--- begin Data shown ---

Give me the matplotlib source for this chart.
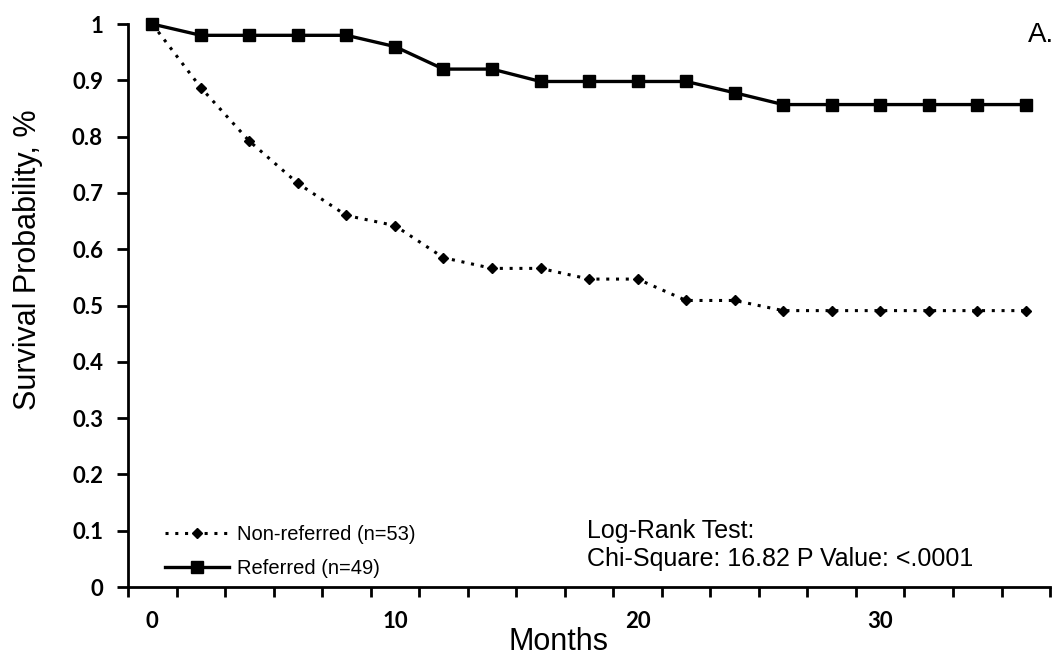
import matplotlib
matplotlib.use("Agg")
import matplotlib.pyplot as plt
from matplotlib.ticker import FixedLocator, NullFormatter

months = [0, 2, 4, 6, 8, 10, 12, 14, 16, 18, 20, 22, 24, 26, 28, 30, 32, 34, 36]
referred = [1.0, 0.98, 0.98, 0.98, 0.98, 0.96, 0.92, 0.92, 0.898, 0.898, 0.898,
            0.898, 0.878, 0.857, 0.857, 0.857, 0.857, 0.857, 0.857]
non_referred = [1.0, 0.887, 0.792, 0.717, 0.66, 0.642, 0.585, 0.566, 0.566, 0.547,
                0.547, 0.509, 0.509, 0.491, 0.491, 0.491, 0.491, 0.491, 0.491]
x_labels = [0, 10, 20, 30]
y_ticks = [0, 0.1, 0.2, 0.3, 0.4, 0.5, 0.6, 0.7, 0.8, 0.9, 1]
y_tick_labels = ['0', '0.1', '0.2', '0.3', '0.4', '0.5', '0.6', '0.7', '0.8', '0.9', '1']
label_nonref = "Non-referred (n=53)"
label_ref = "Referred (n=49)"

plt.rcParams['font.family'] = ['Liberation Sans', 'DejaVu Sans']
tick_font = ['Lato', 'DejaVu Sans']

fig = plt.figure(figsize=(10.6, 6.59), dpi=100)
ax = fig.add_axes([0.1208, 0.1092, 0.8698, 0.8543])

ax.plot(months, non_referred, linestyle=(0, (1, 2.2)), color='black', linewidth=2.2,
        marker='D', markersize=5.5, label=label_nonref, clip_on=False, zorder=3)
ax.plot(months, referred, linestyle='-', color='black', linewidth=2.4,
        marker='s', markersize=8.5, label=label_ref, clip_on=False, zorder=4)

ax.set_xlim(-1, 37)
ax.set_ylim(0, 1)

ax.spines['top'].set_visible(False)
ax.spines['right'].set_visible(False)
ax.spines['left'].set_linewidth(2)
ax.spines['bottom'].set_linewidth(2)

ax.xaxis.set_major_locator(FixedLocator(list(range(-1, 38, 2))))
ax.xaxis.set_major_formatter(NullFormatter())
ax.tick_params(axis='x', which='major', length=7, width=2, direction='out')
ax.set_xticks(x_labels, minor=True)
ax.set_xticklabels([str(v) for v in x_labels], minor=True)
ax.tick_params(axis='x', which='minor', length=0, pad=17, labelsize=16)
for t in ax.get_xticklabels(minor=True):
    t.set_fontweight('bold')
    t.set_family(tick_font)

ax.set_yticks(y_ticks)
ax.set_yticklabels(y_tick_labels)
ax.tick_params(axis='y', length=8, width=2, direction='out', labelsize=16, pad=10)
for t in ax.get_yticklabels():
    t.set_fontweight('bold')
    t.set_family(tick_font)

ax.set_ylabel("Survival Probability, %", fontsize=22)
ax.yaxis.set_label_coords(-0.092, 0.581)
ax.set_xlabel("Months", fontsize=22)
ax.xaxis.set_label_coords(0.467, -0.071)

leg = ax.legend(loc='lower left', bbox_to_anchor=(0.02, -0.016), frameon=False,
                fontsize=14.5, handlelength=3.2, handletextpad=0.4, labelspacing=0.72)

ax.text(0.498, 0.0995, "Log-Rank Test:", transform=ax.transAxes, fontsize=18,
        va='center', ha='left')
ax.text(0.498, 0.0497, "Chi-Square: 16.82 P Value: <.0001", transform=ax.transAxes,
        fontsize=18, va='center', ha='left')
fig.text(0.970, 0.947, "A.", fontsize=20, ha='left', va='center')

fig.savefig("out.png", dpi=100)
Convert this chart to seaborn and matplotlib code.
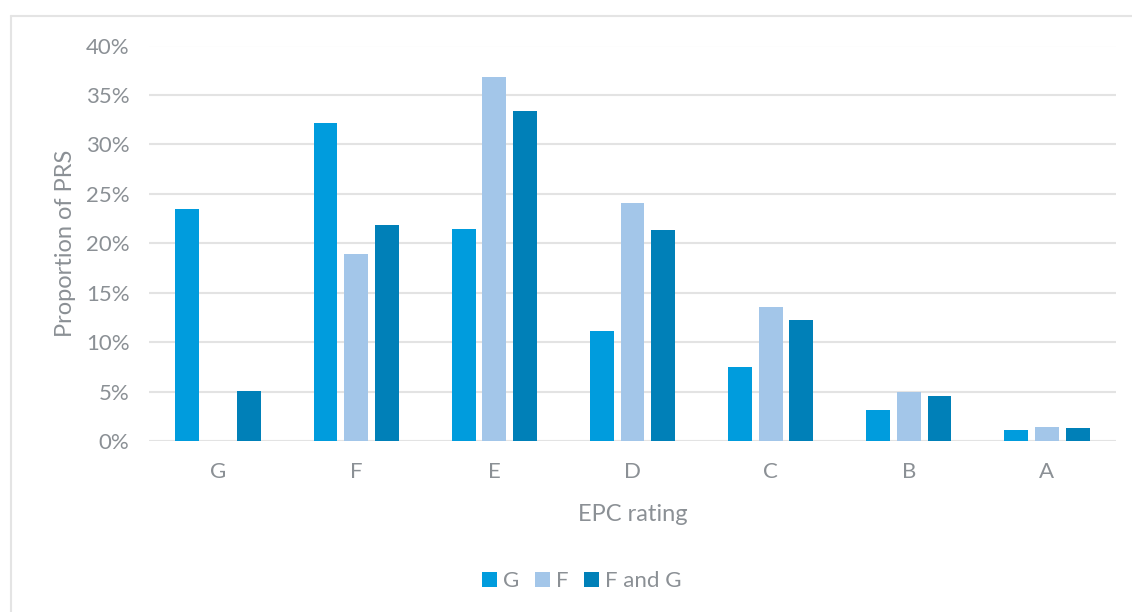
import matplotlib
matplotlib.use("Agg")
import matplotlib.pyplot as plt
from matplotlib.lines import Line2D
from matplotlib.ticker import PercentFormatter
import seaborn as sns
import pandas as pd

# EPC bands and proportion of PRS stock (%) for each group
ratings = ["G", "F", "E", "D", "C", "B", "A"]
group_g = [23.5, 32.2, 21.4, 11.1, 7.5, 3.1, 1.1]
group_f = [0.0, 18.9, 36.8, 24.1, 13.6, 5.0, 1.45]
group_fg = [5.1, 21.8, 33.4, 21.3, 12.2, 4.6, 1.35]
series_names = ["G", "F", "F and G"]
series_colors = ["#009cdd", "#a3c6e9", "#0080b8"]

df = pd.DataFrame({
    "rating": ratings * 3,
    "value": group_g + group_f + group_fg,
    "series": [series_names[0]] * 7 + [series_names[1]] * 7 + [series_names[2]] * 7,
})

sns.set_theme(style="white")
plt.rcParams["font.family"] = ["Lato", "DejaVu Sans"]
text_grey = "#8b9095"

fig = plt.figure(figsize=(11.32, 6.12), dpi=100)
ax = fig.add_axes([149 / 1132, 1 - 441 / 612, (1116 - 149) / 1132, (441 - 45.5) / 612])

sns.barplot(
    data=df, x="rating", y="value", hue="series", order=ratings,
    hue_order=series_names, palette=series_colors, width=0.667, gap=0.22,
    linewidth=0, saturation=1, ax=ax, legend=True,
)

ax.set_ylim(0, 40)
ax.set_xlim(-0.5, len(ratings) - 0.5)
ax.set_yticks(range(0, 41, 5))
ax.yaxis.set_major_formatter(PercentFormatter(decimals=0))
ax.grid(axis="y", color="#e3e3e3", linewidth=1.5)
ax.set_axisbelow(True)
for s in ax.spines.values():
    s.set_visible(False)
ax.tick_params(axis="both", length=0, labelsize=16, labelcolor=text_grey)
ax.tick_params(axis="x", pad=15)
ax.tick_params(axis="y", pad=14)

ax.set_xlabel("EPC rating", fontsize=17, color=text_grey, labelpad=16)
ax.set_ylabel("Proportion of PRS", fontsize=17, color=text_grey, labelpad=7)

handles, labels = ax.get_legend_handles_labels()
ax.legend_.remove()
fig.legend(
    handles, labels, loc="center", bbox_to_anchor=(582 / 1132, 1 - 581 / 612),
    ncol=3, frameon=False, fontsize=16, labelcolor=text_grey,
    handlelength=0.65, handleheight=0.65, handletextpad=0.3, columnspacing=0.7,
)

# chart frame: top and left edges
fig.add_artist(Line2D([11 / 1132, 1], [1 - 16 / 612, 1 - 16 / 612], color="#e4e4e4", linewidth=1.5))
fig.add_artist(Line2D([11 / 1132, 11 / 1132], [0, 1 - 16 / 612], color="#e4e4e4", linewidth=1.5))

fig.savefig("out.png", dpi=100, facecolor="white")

--- end Data shown ---

### Instruction
Set the data above down again exactly as given, with no pictures.

### Answer for the task
Give me the matplotlib source for this chart.
import matplotlib
matplotlib.use("Agg")
import matplotlib.pyplot as plt
from matplotlib.ticker import FixedLocator, NullFormatter

months = [0, 2, 4, 6, 8, 10, 12, 14, 16, 18, 20, 22, 24, 26, 28, 30, 32, 34, 36]
referred = [1.0, 0.98, 0.98, 0.98, 0.98, 0.96, 0.92, 0.92, 0.898, 0.898, 0.898,
            0.898, 0.878, 0.857, 0.857, 0.857, 0.857, 0.857, 0.857]
non_referred = [1.0, 0.887, 0.792, 0.717, 0.66, 0.642, 0.585, 0.566, 0.566, 0.547,
                0.547, 0.509, 0.509, 0.491, 0.491, 0.491, 0.491, 0.491, 0.491]
x_labels = [0, 10, 20, 30]
y_ticks = [0, 0.1, 0.2, 0.3, 0.4, 0.5, 0.6, 0.7, 0.8, 0.9, 1]
y_tick_labels = ['0', '0.1', '0.2', '0.3', '0.4', '0.5', '0.6', '0.7', '0.8', '0.9', '1']
label_nonref = "Non-referred (n=53)"
label_ref = "Referred (n=49)"

plt.rcParams['font.family'] = ['Liberation Sans', 'DejaVu Sans']
tick_font = ['Lato', 'DejaVu Sans']

fig = plt.figure(figsize=(10.6, 6.59), dpi=100)
ax = fig.add_axes([0.1208, 0.1092, 0.8698, 0.8543])

ax.plot(months, non_referred, linestyle=(0, (1, 2.2)), color='black', linewidth=2.2,
        marker='D', markersize=5.5, label=label_nonref, clip_on=False, zorder=3)
ax.plot(months, referred, linestyle='-', color='black', linewidth=2.4,
        marker='s', markersize=8.5, label=label_ref, clip_on=False, zorder=4)

ax.set_xlim(-1, 37)
ax.set_ylim(0, 1)

ax.spines['top'].set_visible(False)
ax.spines['right'].set_visible(False)
ax.spines['left'].set_linewidth(2)
ax.spines['bottom'].set_linewidth(2)

ax.xaxis.set_major_locator(FixedLocator(list(range(-1, 38, 2))))
ax.xaxis.set_major_formatter(NullFormatter())
ax.tick_params(axis='x', which='major', length=7, width=2, direction='out')
ax.set_xticks(x_labels, minor=True)
ax.set_xticklabels([str(v) for v in x_labels], minor=True)
ax.tick_params(axis='x', which='minor', length=0, pad=17, labelsize=16)
for t in ax.get_xticklabels(minor=True):
    t.set_fontweight('bold')
    t.set_family(tick_font)

ax.set_yticks(y_ticks)
ax.set_yticklabels(y_tick_labels)
ax.tick_params(axis='y', length=8, width=2, direction='out', labelsize=16, pad=10)
for t in ax.get_yticklabels():
    t.set_fontweight('bold')
    t.set_family(tick_font)

ax.set_ylabel("Survival Probability, %", fontsize=22)
ax.yaxis.set_label_coords(-0.092, 0.581)
ax.set_xlabel("Months", fontsize=22)
ax.xaxis.set_label_coords(0.467, -0.071)

leg = ax.legend(loc='lower left', bbox_to_anchor=(0.02, -0.016), frameon=False,
                fontsize=14.5, handlelength=3.2, handletextpad=0.4, labelspacing=0.72)

ax.text(0.498, 0.0995, "Log-Rank Test:", transform=ax.transAxes, fontsize=18,
        va='center', ha='left')
ax.text(0.498, 0.0497, "Chi-Square: 16.82 P Value: <.0001", transform=ax.transAxes,
        fontsize=18, va='center', ha='left')
fig.text(0.970, 0.947, "A.", fontsize=20, ha='left', va='center')

fig.savefig("out.png", dpi=100)
Convert this chart to seaborn and matplotlib code.
import matplotlib
matplotlib.use("Agg")
import matplotlib.pyplot as plt
from matplotlib.lines import Line2D
from matplotlib.ticker import PercentFormatter
import seaborn as sns
import pandas as pd

# EPC bands and proportion of PRS stock (%) for each group
ratings = ["G", "F", "E", "D", "C", "B", "A"]
group_g = [23.5, 32.2, 21.4, 11.1, 7.5, 3.1, 1.1]
group_f = [0.0, 18.9, 36.8, 24.1, 13.6, 5.0, 1.45]
group_fg = [5.1, 21.8, 33.4, 21.3, 12.2, 4.6, 1.35]
series_names = ["G", "F", "F and G"]
series_colors = ["#009cdd", "#a3c6e9", "#0080b8"]

df = pd.DataFrame({
    "rating": ratings * 3,
    "value": group_g + group_f + group_fg,
    "series": [series_names[0]] * 7 + [series_names[1]] * 7 + [series_names[2]] * 7,
})

sns.set_theme(style="white")
plt.rcParams["font.family"] = ["Lato", "DejaVu Sans"]
text_grey = "#8b9095"

fig = plt.figure(figsize=(11.32, 6.12), dpi=100)
ax = fig.add_axes([149 / 1132, 1 - 441 / 612, (1116 - 149) / 1132, (441 - 45.5) / 612])

sns.barplot(
    data=df, x="rating", y="value", hue="series", order=ratings,
    hue_order=series_names, palette=series_colors, width=0.667, gap=0.22,
    linewidth=0, saturation=1, ax=ax, legend=True,
)

ax.set_ylim(0, 40)
ax.set_xlim(-0.5, len(ratings) - 0.5)
ax.set_yticks(range(0, 41, 5))
ax.yaxis.set_major_formatter(PercentFormatter(decimals=0))
ax.grid(axis="y", color="#e3e3e3", linewidth=1.5)
ax.set_axisbelow(True)
for s in ax.spines.values():
    s.set_visible(False)
ax.tick_params(axis="both", length=0, labelsize=16, labelcolor=text_grey)
ax.tick_params(axis="x", pad=15)
ax.tick_params(axis="y", pad=14)

ax.set_xlabel("EPC rating", fontsize=17, color=text_grey, labelpad=16)
ax.set_ylabel("Proportion of PRS", fontsize=17, color=text_grey, labelpad=7)

handles, labels = ax.get_legend_handles_labels()
ax.legend_.remove()
fig.legend(
    handles, labels, loc="center", bbox_to_anchor=(582 / 1132, 1 - 581 / 612),
    ncol=3, frameon=False, fontsize=16, labelcolor=text_grey,
    handlelength=0.65, handleheight=0.65, handletextpad=0.3, columnspacing=0.7,
)

# chart frame: top and left edges
fig.add_artist(Line2D([11 / 1132, 1], [1 - 16 / 612, 1 - 16 / 612], color="#e4e4e4", linewidth=1.5))
fig.add_artist(Line2D([11 / 1132, 11 / 1132], [0, 1 - 16 / 612], color="#e4e4e4", linewidth=1.5))

fig.savefig("out.png", dpi=100, facecolor="white")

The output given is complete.